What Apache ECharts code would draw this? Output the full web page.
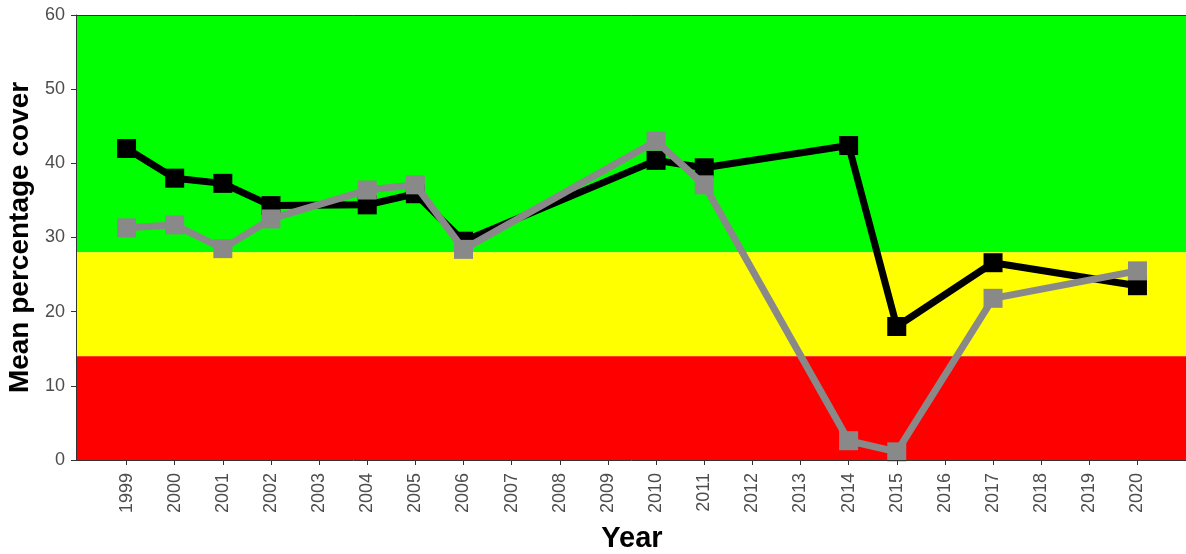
<!DOCTYPE html>
<html>
<head>
<meta charset="utf-8">
<script src="https://cdn.jsdelivr.net/npm/echarts@6/dist/echarts.min.js"></script>
<style>html,body{margin:0;padding:0;background:#fff}#c{width:1186px;height:554px}</style>
</head>
<body>
<div id="c"></div>
<script>
const years = [1999, 2000, 2001, 2002, 2004, 2005, 2006, 2010, 2011, 2014, 2015, 2017, 2020];
const blackValues = [42.0, 38.0, 37.3, 34.3, 34.4, 35.9, 29.5, 40.4, 39.4, 42.4, 18.0, 26.6, 23.5];
const greyValues = [31.3, 31.7, 28.5, 32.5, 36.4, 37.1, 28.4, 43.0, 37.1, 2.6, 1.1, 21.8, 25.5];
const tickYears = [1999,2000,2001,2002,2003,2004,2005,2006,2007,2008,2009,2010,2011,2012,2013,2014,2015,2016,2017,2018,2019,2020];
const bands = [
  {from: 28, to: 60, color: '#00FF00'},
  {from: 14, to: 28, color: '#FFFF00'},
  {from: 0, to: 14, color: '#FF0000'}
];

const chart = echarts.init(document.getElementById('c'), null, {renderer: 'canvas'});
const font = 'Liberation Sans, Arial, sans-serif';
chart.setOption({
  animation: false,
  backgroundColor: '#ffffff',
  grid: {left: 76, top: 15, width: 1112, height: 445, containLabel: false, outerBoundsMode: 'none'},
  xAxis: [{
    type: 'value', min: 1997.95, max: 2021.05, z: 10,
    name: 'Year', nameLocation: 'middle', nameGap: 64,
    nameTextStyle: {fontFamily: font, fontWeight: 'bold', fontSize: 29, color: '#000'},
    axisLine: {show: true, lineStyle: {color: '#333', width: 1}},
    axisTick: {show: true, length: 5, lineStyle: {color: '#333'}, customValues: tickYears},
    axisLabel: {show: true, rotate: 90, margin: 13, fontFamily: font, fontSize: 18, color: '#4d4d4d',
      customValues: tickYears, formatter: v => String(v)},
    splitLine: {show: false}
  }, {
    type: 'value', position: 'top', min: 1997.95, max: 2021.05, z: 10,
    axisLine: {show: true, onZero: false, lineStyle: {color: '#333', width: 1}},
    axisTick: {show: false}, axisLabel: {show: false}, splitLine: {show: false}
  }],
  yAxis: {
    type: 'value', min: 0, max: 60, interval: 10, z: 10,
    name: 'Mean percentage cover', nameLocation: 'middle', nameGap: 40,
    nameTextStyle: {fontFamily: font, fontWeight: 'bold', fontSize: 28, color: '#000'},
    axisLine: {show: true, lineStyle: {color: '#333', width: 1}},
    axisTick: {show: true, length: 5, lineStyle: {color: '#333'}},
    axisLabel: {margin: 11, fontFamily: font, fontSize: 18, color: '#4d4d4d'},
    splitLine: {show: false}
  },
  series: [
    {
      type: 'line', data: [], z: 1, silent: true,
      markArea: {
        silent: true,
        itemStyle: {opacity: 1},
        data: bands.map(b => [{yAxis: b.from, itemStyle: {color: b.color, opacity: 1}}, {yAxis: b.to}])
      }
    },
    {
      type: 'line', z: 3,
      data: years.map((y, i) => [y, blackValues[i]]),
      lineStyle: {color: '#000', width: 7},
      itemStyle: {color: '#000'},
      symbol: 'rect', symbolSize: 19, showAllSymbol: true
    },
    {
      type: 'line', z: 4,
      data: years.map((y, i) => [y, greyValues[i]]),
      lineStyle: {color: '#898989', width: 7},
      itemStyle: {color: '#898989'},
      symbol: 'rect', symbolSize: 19, showAllSymbol: true
    }
  ]
});
</script>
</body>
</html>
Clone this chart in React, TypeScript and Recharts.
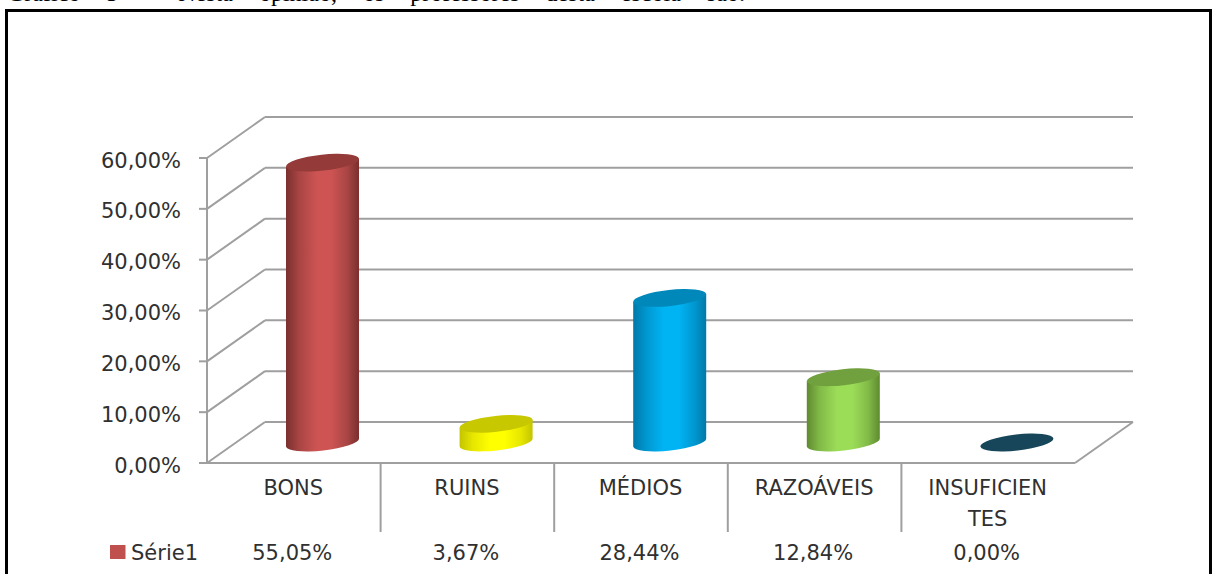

— INSTRUCTIONS TO FOLLOW —
Filter the entries and copy out every line with the word "this".

— REPLY TO THE EXERCISE —
What Apache ECharts code would draw this? Output the full web page.
Clone this chart in React, TypeScript and Recharts.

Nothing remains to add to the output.